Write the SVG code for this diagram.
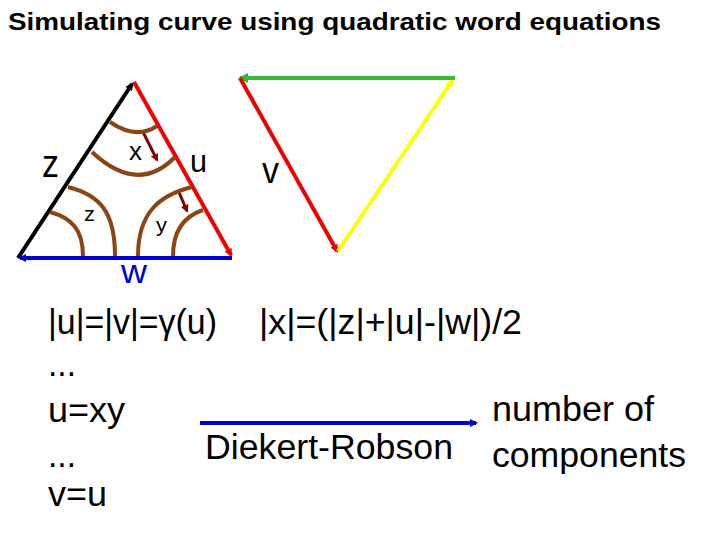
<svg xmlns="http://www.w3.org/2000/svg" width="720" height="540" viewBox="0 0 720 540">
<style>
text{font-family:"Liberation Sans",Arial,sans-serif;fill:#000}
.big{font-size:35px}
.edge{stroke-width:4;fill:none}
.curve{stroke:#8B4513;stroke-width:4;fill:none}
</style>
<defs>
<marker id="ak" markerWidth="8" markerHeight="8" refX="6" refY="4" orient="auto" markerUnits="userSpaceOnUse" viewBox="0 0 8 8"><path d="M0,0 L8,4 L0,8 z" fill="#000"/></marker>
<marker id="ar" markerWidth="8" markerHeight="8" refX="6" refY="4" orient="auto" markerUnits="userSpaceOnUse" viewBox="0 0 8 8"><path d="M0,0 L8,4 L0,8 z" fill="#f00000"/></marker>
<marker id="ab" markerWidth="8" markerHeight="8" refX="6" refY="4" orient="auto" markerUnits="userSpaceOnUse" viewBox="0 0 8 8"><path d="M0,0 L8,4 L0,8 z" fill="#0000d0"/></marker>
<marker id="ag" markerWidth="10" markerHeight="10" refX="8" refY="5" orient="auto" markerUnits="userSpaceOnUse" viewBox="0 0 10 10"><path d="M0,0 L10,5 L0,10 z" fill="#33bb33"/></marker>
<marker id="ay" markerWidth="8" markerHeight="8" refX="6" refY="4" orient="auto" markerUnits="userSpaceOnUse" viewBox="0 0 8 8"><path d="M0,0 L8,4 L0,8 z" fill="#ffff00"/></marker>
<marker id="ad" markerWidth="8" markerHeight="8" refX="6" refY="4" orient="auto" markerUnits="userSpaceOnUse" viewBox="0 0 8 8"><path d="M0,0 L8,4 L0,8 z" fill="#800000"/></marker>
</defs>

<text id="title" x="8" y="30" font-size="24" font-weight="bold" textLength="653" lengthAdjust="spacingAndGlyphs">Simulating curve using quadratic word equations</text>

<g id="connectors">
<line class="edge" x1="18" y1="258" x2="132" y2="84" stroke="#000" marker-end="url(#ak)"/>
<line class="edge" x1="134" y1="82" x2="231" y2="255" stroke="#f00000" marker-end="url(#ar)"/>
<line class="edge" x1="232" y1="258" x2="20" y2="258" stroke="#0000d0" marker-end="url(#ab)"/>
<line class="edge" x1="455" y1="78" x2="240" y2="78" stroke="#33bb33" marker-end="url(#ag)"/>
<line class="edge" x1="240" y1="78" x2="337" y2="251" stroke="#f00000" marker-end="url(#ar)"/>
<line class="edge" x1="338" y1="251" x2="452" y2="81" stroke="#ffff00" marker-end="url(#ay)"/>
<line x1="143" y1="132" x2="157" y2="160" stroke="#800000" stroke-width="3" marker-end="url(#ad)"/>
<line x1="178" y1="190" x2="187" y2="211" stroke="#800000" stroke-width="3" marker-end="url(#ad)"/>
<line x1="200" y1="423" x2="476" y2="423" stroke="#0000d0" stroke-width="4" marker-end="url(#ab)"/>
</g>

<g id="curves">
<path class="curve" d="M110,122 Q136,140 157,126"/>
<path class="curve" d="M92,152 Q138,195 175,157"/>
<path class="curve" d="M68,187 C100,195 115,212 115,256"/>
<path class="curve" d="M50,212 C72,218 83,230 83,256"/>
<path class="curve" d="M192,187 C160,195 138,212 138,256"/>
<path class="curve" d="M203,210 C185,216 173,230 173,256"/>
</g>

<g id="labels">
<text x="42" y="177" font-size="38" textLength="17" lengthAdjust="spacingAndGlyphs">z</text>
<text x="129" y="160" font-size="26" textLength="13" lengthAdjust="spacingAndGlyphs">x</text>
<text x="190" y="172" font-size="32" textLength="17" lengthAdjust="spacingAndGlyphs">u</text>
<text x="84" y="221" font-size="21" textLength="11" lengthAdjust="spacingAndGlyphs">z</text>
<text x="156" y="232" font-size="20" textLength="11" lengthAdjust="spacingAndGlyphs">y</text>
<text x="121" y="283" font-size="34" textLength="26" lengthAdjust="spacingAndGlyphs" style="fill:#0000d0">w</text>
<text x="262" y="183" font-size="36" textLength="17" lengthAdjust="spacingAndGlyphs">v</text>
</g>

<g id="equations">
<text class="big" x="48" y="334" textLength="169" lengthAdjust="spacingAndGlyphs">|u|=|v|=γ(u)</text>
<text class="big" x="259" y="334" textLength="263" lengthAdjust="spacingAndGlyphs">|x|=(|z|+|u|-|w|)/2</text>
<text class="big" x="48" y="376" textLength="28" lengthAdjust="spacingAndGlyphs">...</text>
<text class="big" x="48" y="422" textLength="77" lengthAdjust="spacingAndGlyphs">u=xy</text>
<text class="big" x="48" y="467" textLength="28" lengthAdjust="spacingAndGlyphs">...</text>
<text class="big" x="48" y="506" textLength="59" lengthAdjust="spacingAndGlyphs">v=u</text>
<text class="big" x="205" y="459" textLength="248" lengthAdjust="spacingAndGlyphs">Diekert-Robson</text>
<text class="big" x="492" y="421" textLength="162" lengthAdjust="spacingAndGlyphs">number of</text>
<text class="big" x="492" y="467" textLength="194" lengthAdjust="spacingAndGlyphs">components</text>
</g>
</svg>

→ **Given request**:
Quote the material in full and exactly; do not carry over its pictures.

→ **Answer**:
Write the SVG code for this diagram.
<svg xmlns="http://www.w3.org/2000/svg" width="720" height="540" viewBox="0 0 720 540">
<style>
text{font-family:"Liberation Sans",Arial,sans-serif;fill:#000}
.big{font-size:35px}
.edge{stroke-width:4;fill:none}
.curve{stroke:#8B4513;stroke-width:4;fill:none}
</style>
<defs>
<marker id="ak" markerWidth="8" markerHeight="8" refX="6" refY="4" orient="auto" markerUnits="userSpaceOnUse" viewBox="0 0 8 8"><path d="M0,0 L8,4 L0,8 z" fill="#000"/></marker>
<marker id="ar" markerWidth="8" markerHeight="8" refX="6" refY="4" orient="auto" markerUnits="userSpaceOnUse" viewBox="0 0 8 8"><path d="M0,0 L8,4 L0,8 z" fill="#f00000"/></marker>
<marker id="ab" markerWidth="8" markerHeight="8" refX="6" refY="4" orient="auto" markerUnits="userSpaceOnUse" viewBox="0 0 8 8"><path d="M0,0 L8,4 L0,8 z" fill="#0000d0"/></marker>
<marker id="ag" markerWidth="10" markerHeight="10" refX="8" refY="5" orient="auto" markerUnits="userSpaceOnUse" viewBox="0 0 10 10"><path d="M0,0 L10,5 L0,10 z" fill="#33bb33"/></marker>
<marker id="ay" markerWidth="8" markerHeight="8" refX="6" refY="4" orient="auto" markerUnits="userSpaceOnUse" viewBox="0 0 8 8"><path d="M0,0 L8,4 L0,8 z" fill="#ffff00"/></marker>
<marker id="ad" markerWidth="8" markerHeight="8" refX="6" refY="4" orient="auto" markerUnits="userSpaceOnUse" viewBox="0 0 8 8"><path d="M0,0 L8,4 L0,8 z" fill="#800000"/></marker>
</defs>

<text id="title" x="8" y="30" font-size="24" font-weight="bold" textLength="653" lengthAdjust="spacingAndGlyphs">Simulating curve using quadratic word equations</text>

<g id="connectors">
<line class="edge" x1="18" y1="258" x2="132" y2="84" stroke="#000" marker-end="url(#ak)"/>
<line class="edge" x1="134" y1="82" x2="231" y2="255" stroke="#f00000" marker-end="url(#ar)"/>
<line class="edge" x1="232" y1="258" x2="20" y2="258" stroke="#0000d0" marker-end="url(#ab)"/>
<line class="edge" x1="455" y1="78" x2="240" y2="78" stroke="#33bb33" marker-end="url(#ag)"/>
<line class="edge" x1="240" y1="78" x2="337" y2="251" stroke="#f00000" marker-end="url(#ar)"/>
<line class="edge" x1="338" y1="251" x2="452" y2="81" stroke="#ffff00" marker-end="url(#ay)"/>
<line x1="143" y1="132" x2="157" y2="160" stroke="#800000" stroke-width="3" marker-end="url(#ad)"/>
<line x1="178" y1="190" x2="187" y2="211" stroke="#800000" stroke-width="3" marker-end="url(#ad)"/>
<line x1="200" y1="423" x2="476" y2="423" stroke="#0000d0" stroke-width="4" marker-end="url(#ab)"/>
</g>

<g id="curves">
<path class="curve" d="M110,122 Q136,140 157,126"/>
<path class="curve" d="M92,152 Q138,195 175,157"/>
<path class="curve" d="M68,187 C100,195 115,212 115,256"/>
<path class="curve" d="M50,212 C72,218 83,230 83,256"/>
<path class="curve" d="M192,187 C160,195 138,212 138,256"/>
<path class="curve" d="M203,210 C185,216 173,230 173,256"/>
</g>

<g id="labels">
<text x="42" y="177" font-size="38" textLength="17" lengthAdjust="spacingAndGlyphs">z</text>
<text x="129" y="160" font-size="26" textLength="13" lengthAdjust="spacingAndGlyphs">x</text>
<text x="190" y="172" font-size="32" textLength="17" lengthAdjust="spacingAndGlyphs">u</text>
<text x="84" y="221" font-size="21" textLength="11" lengthAdjust="spacingAndGlyphs">z</text>
<text x="156" y="232" font-size="20" textLength="11" lengthAdjust="spacingAndGlyphs">y</text>
<text x="121" y="283" font-size="34" textLength="26" lengthAdjust="spacingAndGlyphs" style="fill:#0000d0">w</text>
<text x="262" y="183" font-size="36" textLength="17" lengthAdjust="spacingAndGlyphs">v</text>
</g>

<g id="equations">
<text class="big" x="48" y="334" textLength="169" lengthAdjust="spacingAndGlyphs">|u|=|v|=γ(u)</text>
<text class="big" x="259" y="334" textLength="263" lengthAdjust="spacingAndGlyphs">|x|=(|z|+|u|-|w|)/2</text>
<text class="big" x="48" y="376" textLength="28" lengthAdjust="spacingAndGlyphs">...</text>
<text class="big" x="48" y="422" textLength="77" lengthAdjust="spacingAndGlyphs">u=xy</text>
<text class="big" x="48" y="467" textLength="28" lengthAdjust="spacingAndGlyphs">...</text>
<text class="big" x="48" y="506" textLength="59" lengthAdjust="spacingAndGlyphs">v=u</text>
<text class="big" x="205" y="459" textLength="248" lengthAdjust="spacingAndGlyphs">Diekert-Robson</text>
<text class="big" x="492" y="421" textLength="162" lengthAdjust="spacingAndGlyphs">number of</text>
<text class="big" x="492" y="467" textLength="194" lengthAdjust="spacingAndGlyphs">components</text>
</g>
</svg>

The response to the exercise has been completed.